Gemma 2

State-of-the-art performance in lightweight packages, built on Gemini research.

Generic Info

Publisher: Google
Release Date: June 2024
Parameters: 2B, 9B, 27B
Context Window: 8k tokens
License: Gemma Terms of Use
Key Capabilities: Efficient Inference, Reasoning, Summarization

Gemma 2 models punch above their weight class.
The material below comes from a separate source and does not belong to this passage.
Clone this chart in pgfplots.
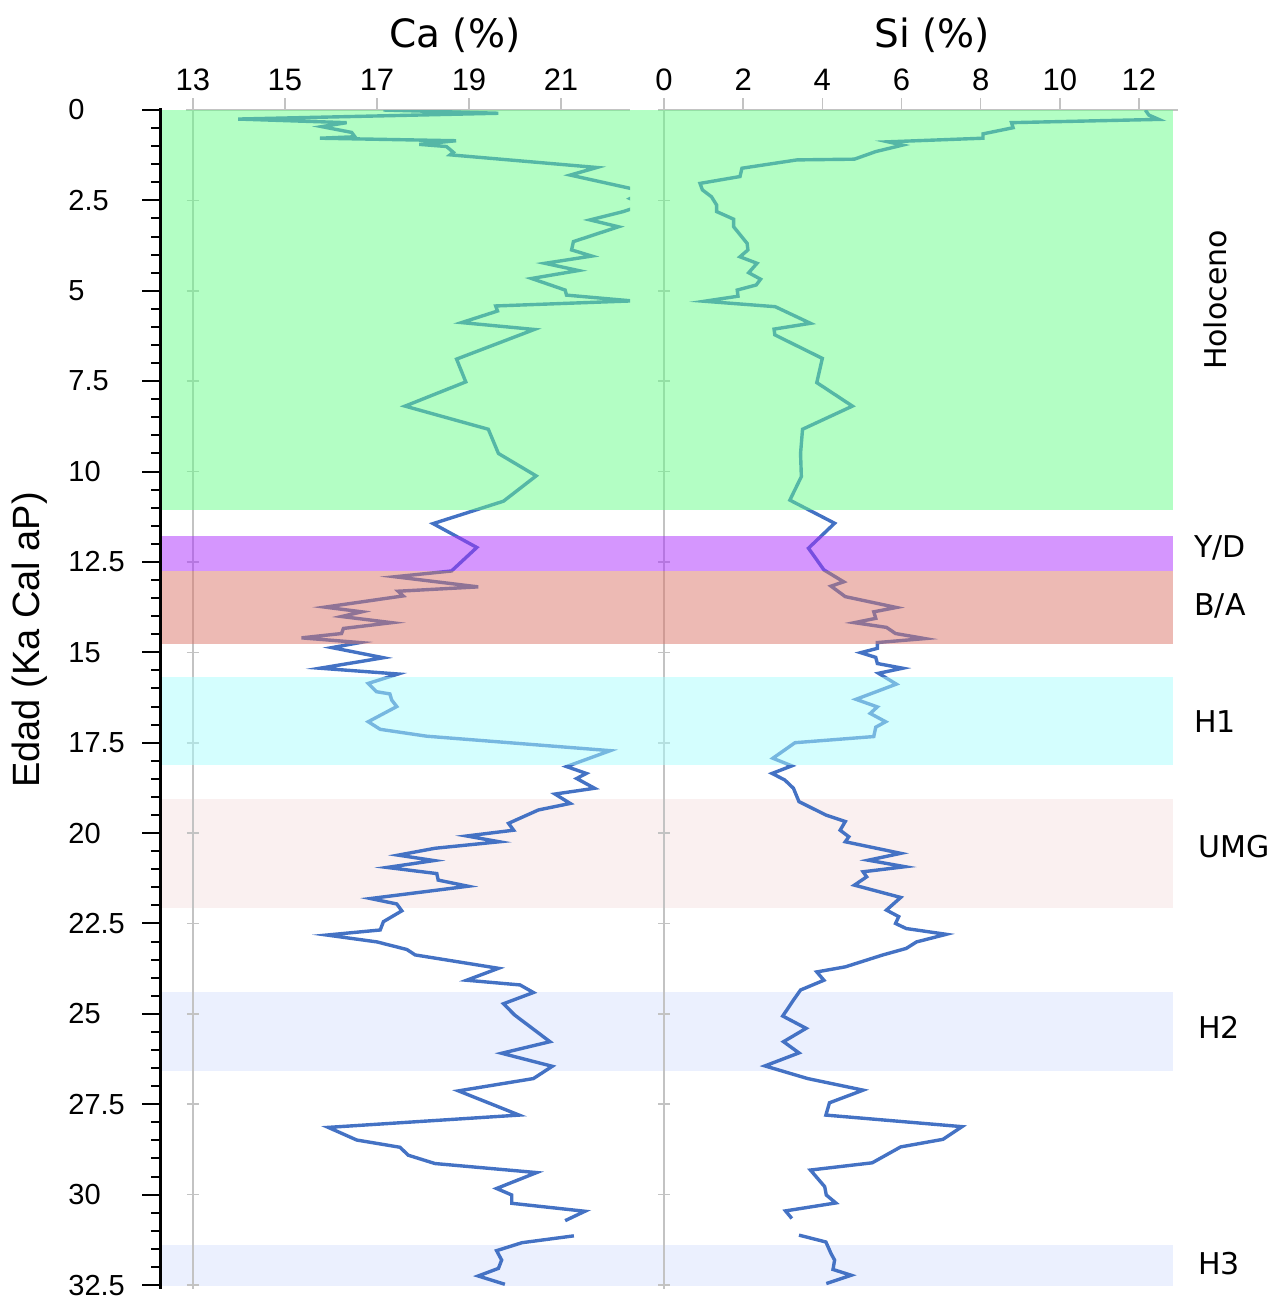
\documentclass[border=0pt]{standalone}
\usepackage{pgfplots}
\pgfplotsset{compat=1.18}
\usepackage{fontspec}
\setmainfont{DejaVu Sans}
\newfontfamily\arial{Liberation Sans}

\definecolor{lineblue}{RGB}{68,114,196}
\definecolor{axgray}{RGB}{195,195,195}
\definecolor{holo}{RGB}{103,253,137}
\definecolor{yd}{RGB}{171,45,253}
\definecolor{ba}{RGB}{219,117,105}
\definecolor{hone}{RGB}{169,253,253}
\definecolor{umg}{RGB}{250,240,240}
\definecolor{hlav}{RGB}{235,240,254}

\begin{document}
\begin{tikzpicture}
\pgfplotsset{
  every axis/.append style={scale only axis, height=587.5pt, ymin=0, ymax=32.5, y dir=reverse,
    anchor=north west},
  toppanel/.style={axis x line*=top, hide y axis, x axis line style={draw=none},
    tick align=outside, major tick length=6pt, xtick style={axgray, line width=0.8pt},
    xticklabel style={font=\arial\fontsize{15.5}{15.5}\selectfont, text=black,
      /pgf/number format/assume math mode=true},
    clip mode=individual},
}

% light bands, below the curves
\begin{axis}[at={(80pt,593.5pt)}, width=506.5pt, xmin=0, xmax=1, hide axis]
\addplot[fill=umg, draw=none] coordinates {(0,19.06) (1,19.06) (1,22.07) (0,22.07)};
\addplot[fill=hlav, draw=none] coordinates {(0,24.40) (1,24.40) (1,26.58) (0,26.58)};
\addplot[fill=hlav, draw=none] coordinates {(0,31.40) (1,31.40) (1,32.60) (0,32.60)};
\end{axis}

% Ca panel
\begin{axis}[at={(80pt,593.5pt)}, width=235pt, xmin=12.283, xmax=22.5, toppanel,
  xtick={13,15,17,19,21}]
\draw[axgray, line width=1pt] (axis cs:12.85,0) -- (axis cs:22.5,0);
\draw[axgray, line width=1pt] (axis cs:13,0) -- (axis cs:13,32.6);
\pgfplotsinvokeforeach{2.5,5,7.5,10,12.5,15,17.5,20,22.5,25,27.5,30,32.5}{
  \draw[axgray, line width=0.8pt] ([xshift=-3pt]axis cs:13,#1) -- ([xshift=3pt]axis cs:13,#1);}
\addplot[lineblue, line width=1.7pt] coordinates {
(17.14,0.00) (19.64,0.09) (13.98,0.25) (16.34,0.35) (15.80,0.46) (16.45,0.62) (16.52,0.74)
(15.76,0.78) (18.72,0.85) (17.92,0.95) (18.51,1.01) (18.66,1.17) (18.59,1.24) (21.78,1.59)
(21.20,1.80) (22.80,2.25) (22.50,2.45) (22.80,2.62) (22.35,2.81) (21.63,3.04) (22.25,3.23)
(21.27,3.64) (21.23,3.87) (21.67,4.04) (20.65,4.24) (21.38,4.44) (20.36,4.66) (21.09,4.98)
(21.12,5.12) (22.54,5.28) (19.58,5.42) (19.62,5.56) (18.84,5.88) (20.42,6.07) (18.73,6.89)
(18.93,7.52) (17.61,8.19) (19.42,8.83) (19.64,9.50) (20.46,10.12) (19.75,10.82) (18.22,11.44)
(19.17,12.10) (18.62,12.75) (17.39,12.91) (19.20,13.19) (17.46,13.31) (17.57,13.44) (15.87,13.75)
(16.67,13.88) (16.23,14.01) (17.32,14.18) (16.27,14.34) (16.23,14.48) (15.36,14.60) (16.63,14.73)
(16.02,14.87) (17.14,15.15) (15.76,15.44) (17.46,15.60) (16.81,15.86) (16.99,16.09) (17.28,16.15)
(17.32,16.32) (17.43,16.50) (16.81,16.92) (17.07,17.13) (18.08,17.32) (22.07,17.72) (21.12,18.16)
(21.55,18.35) (21.34,18.49) (21.73,18.76) (20.87,18.92) (21.20,19.18) (20.51,19.36) (19.86,19.73)
(19.97,19.92) (18.95,20.08) (19.66,20.24) (18.26,20.42) (17.46,20.61) (18.24,20.76) (17.22,20.95)
(18.30,21.12) (18.33,21.30) (18.98,21.47) (16.86,21.81) (17.43,21.96) (17.54,22.15) (17.14,22.45)
(17.07,22.68) (15.91,22.82) (17.00,23.01) (17.65,23.22) (17.83,23.37) (19.64,23.74) (18.95,24.07)
(20.11,24.20) (20.40,24.41) (19.75,24.72) (19.99,25.03) (20.76,25.77) (19.71,26.09) (20.81,26.45)
(20.40,26.79) (18.77,27.13) (20.09,27.80) (15.94,28.14) (16.56,28.49) (17.50,28.69) (17.68,28.91)
(18.26,29.14) (20.47,29.39) (19.60,29.83) (19.93,30.01) (19.93,30.24) (21.52,30.46) (21.09,30.72)};
\addplot[lineblue, line width=1.7pt] coordinates {
(21.28,31.14) (20.15,31.33) (19.60,31.55) (19.71,31.81) (19.64,32.04) (19.20,32.25) (19.78,32.48)};
\end{axis}

% Si panel
\begin{axis}[at={(315pt,593.5pt)}, width=274pt, xmin=-0.859, xmax=12.986, toppanel,
  xtick={0,2,4,6,8,10,12}]
\draw[axgray, line width=1pt] (axis cs:-0.15,0) -- (axis cs:12.986,0);
\draw[axgray, line width=1pt] (axis cs:0,0) -- (axis cs:0,32.6);
\pgfplotsinvokeforeach{2.5,5,7.5,10,12.5,15,17.5,20,22.5,25,27.5,30,32.5}{
  \draw[axgray, line width=0.8pt] ([xshift=-3pt]axis cs:0,#1) -- ([xshift=3pt]axis cs:0,#1);}
\addplot[lineblue, line width=1.7pt] coordinates {
(12.16,0.00) (12.25,0.14) (12.50,0.26) (8.78,0.35) (8.82,0.49) (8.06,0.66) (8.06,0.78)
(5.66,0.88) (6.03,0.97) (5.35,1.15) (4.81,1.36) (3.36,1.38) (1.97,1.61) (1.92,1.84)
(0.91,2.03) (0.97,2.21) (1.20,2.40) (1.33,2.63) (1.33,2.81) (1.76,3.02) (1.76,3.23)
(2.10,3.69) (2.12,3.87) (1.92,4.06) (2.35,4.24) (2.14,4.50) (2.44,4.68) (2.33,4.84)
(1.85,4.98) (1.87,5.15) (1.02,5.29) (2.81,5.44) (3.70,5.90) (2.78,6.06) (2.80,6.22)
(4.00,6.87) (3.86,7.54) (4.76,8.19) (3.50,8.83) (3.45,9.50) (3.47,10.14) (3.18,10.79)
(4.31,11.43) (3.65,12.12) (4.04,12.72) (4.54,13.05) (4.22,13.17) (4.58,13.46) (5.87,13.76)
(5.30,13.88) (5.35,14.06) (4.81,14.18) (5.62,14.31) (5.85,14.48) (6.59,14.62) (5.39,14.73)
(5.39,14.89) (4.97,15.01) (5.35,15.14) (5.39,15.31) (6.03,15.44) (5.42,15.58) (5.87,15.88)
(4.85,16.30) (5.39,16.51) (5.21,16.69) (5.60,16.92) (5.35,17.07) (5.30,17.33) (3.31,17.50)
(2.75,17.93) (3.23,18.14) (2.73,18.35) (3.05,18.53) (3.27,18.76) (3.41,19.13) (4.09,19.50)
(4.58,19.68) (4.45,19.92) (4.67,20.10) (4.58,20.24) (5.98,20.56) (5.16,20.75) (6.09,20.93)
(5.03,21.07) (5.12,21.21) (4.81,21.44) (5.98,21.78) (5.62,22.13) (5.93,22.31) (5.85,22.50)
(6.12,22.64) (7.13,22.80) (6.38,23.01) (6.12,23.19) (5.53,23.37) (4.58,23.70) (3.86,23.84)
(4.04,24.07) (3.45,24.34) (3.27,24.62) (3.00,25.06) (3.59,25.40) (3.02,25.77) (3.41,26.08)
(2.55,26.44) (3.63,26.79) (5.03,27.11) (4.18,27.46) (4.09,27.80) (7.53,28.12) (7.05,28.47)
(5.98,28.68) (5.26,29.12) (3.70,29.32) (4.06,29.78) (4.10,30.01) (4.34,30.23) (3.07,30.45)
(3.23,30.66)};
\addplot[lineblue, line width=1.7pt] coordinates {
(3.41,31.12) (4.09,31.31) (4.22,31.63) (4.31,31.81) (4.27,32.07) (4.73,32.23) (4.10,32.46)};
\end{axis}

% strong bands over the curves, and the age axis
\begin{axis}[at={(80pt,593.5pt)}, width=506.5pt, xmin=0, xmax=1, axis on top,
  hide x axis, axis y line*=left,
  y axis line style={line width=1.5pt, black, shorten <=-1pt, shorten >=-2pt},
  ytick={0,2.5,5,7.5,10,12.5,15,17.5,20,22.5,25,27.5,30,32.5}, minor y tick num=4,
  tick align=outside, major tick length=9pt, minor tick length=4.5pt,
  ytick style={black, line width=1pt},
  yticklabel style={font=\arial\fontsize{14.5}{14.5}\selectfont, anchor=west, inner sep=0pt,
    xshift=-37pt, /pgf/number format/assume math mode=true,
    /pgf/number format/fixed}]
\addplot[fill=holo, fill opacity=0.5, draw=none] coordinates {(0,-0.2) (1,-0.2) (1,11.06) (0,11.06)};
\addplot[fill=yd, fill opacity=0.5, draw=none] coordinates {(0,11.78) (1,11.78) (1,12.75) (0,12.75)};
\addplot[fill=ba, fill opacity=0.5, draw=none] coordinates {(0,12.75) (1,12.75) (1,14.77) (0,14.77)};
\addplot[fill=hone, fill opacity=0.5, draw=none] coordinates {(0,15.68) (1,15.68) (1,18.12) (0,18.12)};
\end{axis}

\node[rotate=90, font=\arial\fontsize{19}{19}\selectfont] at (15pt,328.5pt) {Edad (Ka Cal aP)};
\node[font=\fontsize{19.5}{19.5}\selectfont] at (227.5pt,631pt) {Ca (\%)};
\node[font=\fontsize{19.5}{19.5}\selectfont] at (466pt,631pt) {Si (\%)};
\begin{scope}[every node/.style={font=\fontsize{15}{15}\selectfont, inner sep=0pt}]
\node[rotate=90] at (607.5pt,498.5pt) {Holoceno};
\node[anchor=west] at (597pt,374.5pt) {Y/D};
\node[anchor=west] at (597pt,345.5pt) {B/A};
\node[anchor=west] at (597pt,287.5pt) {H1};
\node[anchor=west] at (599pt,225pt) {UMG};
\node[anchor=west] at (599pt,135pt) {H2};
\node[anchor=west] at (599pt,16.5pt) {H3};
\end{scope}

\pgfresetboundingbox
\path[use as bounding box] (0,0) rectangle (636.5pt,648.5pt);
\end{tikzpicture}
\end{document}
The 9B and 27B variants offer reasoning capabilities that rival much larger models, making them perfect for deployment on consumer hardware or in cost-sensitive environments.

Hello World Guide

Run Gemma 2 with transformers.

Python

from transformers import pipeline
import torch

pipe = pipeline(
    "text-generation",
    model="google/gemma-2-9b-it",
    model_kwargs={"torch_dtype": torch.bfloat16},
    device_map="auto",
)

messages = [
    {"role": "user", "content": "Explain the theory of relativity to a 5-year-old."},
]

outputs = pipe(
    messages,
    max_new_tokens=256,
)

print(outputs[0]["generated_text"][-1])

Industry Usage

On-Device AI

The 2B and 9B models are optimized for running locally on laptops and desktops for privacy-preserving apps.

RAG Pipelines

Used as efficient generators in Retrieval-Augmented Generation systems where speed and cost are critical.

Academic Research

A popular choice for researchers due to its accessible size and strong performance baseline.